Given material

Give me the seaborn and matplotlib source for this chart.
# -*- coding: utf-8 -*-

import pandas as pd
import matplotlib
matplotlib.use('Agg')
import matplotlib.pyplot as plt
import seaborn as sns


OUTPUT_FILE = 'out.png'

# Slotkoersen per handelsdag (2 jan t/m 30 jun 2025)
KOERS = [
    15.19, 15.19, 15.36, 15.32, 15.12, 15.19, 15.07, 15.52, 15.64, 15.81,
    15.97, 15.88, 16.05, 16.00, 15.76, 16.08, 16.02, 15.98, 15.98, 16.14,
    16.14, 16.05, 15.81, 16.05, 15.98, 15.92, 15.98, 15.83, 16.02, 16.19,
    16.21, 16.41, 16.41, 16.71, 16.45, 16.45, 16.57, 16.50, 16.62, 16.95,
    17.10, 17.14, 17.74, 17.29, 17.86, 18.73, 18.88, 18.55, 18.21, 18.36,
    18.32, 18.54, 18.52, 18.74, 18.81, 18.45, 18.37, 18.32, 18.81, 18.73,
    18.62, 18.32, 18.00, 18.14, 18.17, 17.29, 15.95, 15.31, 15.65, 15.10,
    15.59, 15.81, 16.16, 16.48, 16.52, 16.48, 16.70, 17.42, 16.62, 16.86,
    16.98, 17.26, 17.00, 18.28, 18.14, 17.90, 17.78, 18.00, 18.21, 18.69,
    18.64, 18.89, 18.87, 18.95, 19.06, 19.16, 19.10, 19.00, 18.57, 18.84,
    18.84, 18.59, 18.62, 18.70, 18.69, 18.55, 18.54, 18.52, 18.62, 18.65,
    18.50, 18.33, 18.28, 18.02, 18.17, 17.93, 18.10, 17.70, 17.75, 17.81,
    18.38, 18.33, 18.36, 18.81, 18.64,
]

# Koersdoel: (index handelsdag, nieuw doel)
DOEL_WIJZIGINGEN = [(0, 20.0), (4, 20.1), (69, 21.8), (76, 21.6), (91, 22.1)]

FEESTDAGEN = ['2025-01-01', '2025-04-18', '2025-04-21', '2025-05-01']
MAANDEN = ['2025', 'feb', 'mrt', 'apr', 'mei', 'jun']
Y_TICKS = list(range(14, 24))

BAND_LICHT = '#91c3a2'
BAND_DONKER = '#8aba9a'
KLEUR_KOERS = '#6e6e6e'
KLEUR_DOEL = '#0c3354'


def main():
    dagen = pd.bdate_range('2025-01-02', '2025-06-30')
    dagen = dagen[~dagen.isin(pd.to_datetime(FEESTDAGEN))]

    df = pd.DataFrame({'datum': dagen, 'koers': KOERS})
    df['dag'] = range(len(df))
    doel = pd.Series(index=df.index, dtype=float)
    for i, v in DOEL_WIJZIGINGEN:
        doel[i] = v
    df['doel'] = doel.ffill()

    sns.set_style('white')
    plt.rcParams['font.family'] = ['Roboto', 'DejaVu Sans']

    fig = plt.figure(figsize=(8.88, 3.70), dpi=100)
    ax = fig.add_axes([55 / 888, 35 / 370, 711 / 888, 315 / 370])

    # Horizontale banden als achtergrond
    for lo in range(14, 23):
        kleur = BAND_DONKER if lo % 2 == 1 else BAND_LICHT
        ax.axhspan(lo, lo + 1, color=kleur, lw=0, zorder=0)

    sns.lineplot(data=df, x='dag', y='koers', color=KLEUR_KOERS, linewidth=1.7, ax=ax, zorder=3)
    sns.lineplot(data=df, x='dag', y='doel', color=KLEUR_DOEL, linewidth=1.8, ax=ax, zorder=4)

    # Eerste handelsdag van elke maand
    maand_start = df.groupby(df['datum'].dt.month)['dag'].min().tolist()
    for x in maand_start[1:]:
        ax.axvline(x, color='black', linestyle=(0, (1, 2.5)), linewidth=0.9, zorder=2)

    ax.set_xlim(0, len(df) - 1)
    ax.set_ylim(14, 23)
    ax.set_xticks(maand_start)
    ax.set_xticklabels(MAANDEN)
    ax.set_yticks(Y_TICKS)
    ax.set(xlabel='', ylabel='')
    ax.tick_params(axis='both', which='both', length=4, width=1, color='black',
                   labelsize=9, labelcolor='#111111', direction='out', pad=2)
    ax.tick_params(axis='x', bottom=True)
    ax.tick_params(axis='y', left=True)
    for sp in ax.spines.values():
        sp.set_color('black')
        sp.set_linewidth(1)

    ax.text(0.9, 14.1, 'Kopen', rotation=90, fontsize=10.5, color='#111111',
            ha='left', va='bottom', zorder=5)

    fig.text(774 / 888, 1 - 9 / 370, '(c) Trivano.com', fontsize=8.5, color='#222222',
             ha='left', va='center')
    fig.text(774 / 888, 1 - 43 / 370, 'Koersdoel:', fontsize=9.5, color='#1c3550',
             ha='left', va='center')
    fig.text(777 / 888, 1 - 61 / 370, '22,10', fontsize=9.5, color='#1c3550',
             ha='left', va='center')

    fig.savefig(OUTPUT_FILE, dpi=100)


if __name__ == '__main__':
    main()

Exercise task
Starting at the first line of the material above, reproduce each line exactly up to and including the line with "21.6), (91, 22.1)]".

Expected answer
Give me the seaborn and matplotlib source for this chart.
# -*- coding: utf-8 -*-

import pandas as pd
import matplotlib
matplotlib.use('Agg')
import matplotlib.pyplot as plt
import seaborn as sns


OUTPUT_FILE = 'out.png'

# Slotkoersen per handelsdag (2 jan t/m 30 jun 2025)
KOERS = [
    15.19, 15.19, 15.36, 15.32, 15.12, 15.19, 15.07, 15.52, 15.64, 15.81,
    15.97, 15.88, 16.05, 16.00, 15.76, 16.08, 16.02, 15.98, 15.98, 16.14,
    16.14, 16.05, 15.81, 16.05, 15.98, 15.92, 15.98, 15.83, 16.02, 16.19,
    16.21, 16.41, 16.41, 16.71, 16.45, 16.45, 16.57, 16.50, 16.62, 16.95,
    17.10, 17.14, 17.74, 17.29, 17.86, 18.73, 18.88, 18.55, 18.21, 18.36,
    18.32, 18.54, 18.52, 18.74, 18.81, 18.45, 18.37, 18.32, 18.81, 18.73,
    18.62, 18.32, 18.00, 18.14, 18.17, 17.29, 15.95, 15.31, 15.65, 15.10,
    15.59, 15.81, 16.16, 16.48, 16.52, 16.48, 16.70, 17.42, 16.62, 16.86,
    16.98, 17.26, 17.00, 18.28, 18.14, 17.90, 17.78, 18.00, 18.21, 18.69,
    18.64, 18.89, 18.87, 18.95, 19.06, 19.16, 19.10, 19.00, 18.57, 18.84,
    18.84, 18.59, 18.62, 18.70, 18.69, 18.55, 18.54, 18.52, 18.62, 18.65,
    18.50, 18.33, 18.28, 18.02, 18.17, 17.93, 18.10, 17.70, 17.75, 17.81,
    18.38, 18.33, 18.36, 18.81, 18.64,
]

# Koersdoel: (index handelsdag, nieuw doel)
DOEL_WIJZIGINGEN = [(0, 20.0), (4, 20.1), (69, 21.8), (76, 21.6), (91, 22.1)]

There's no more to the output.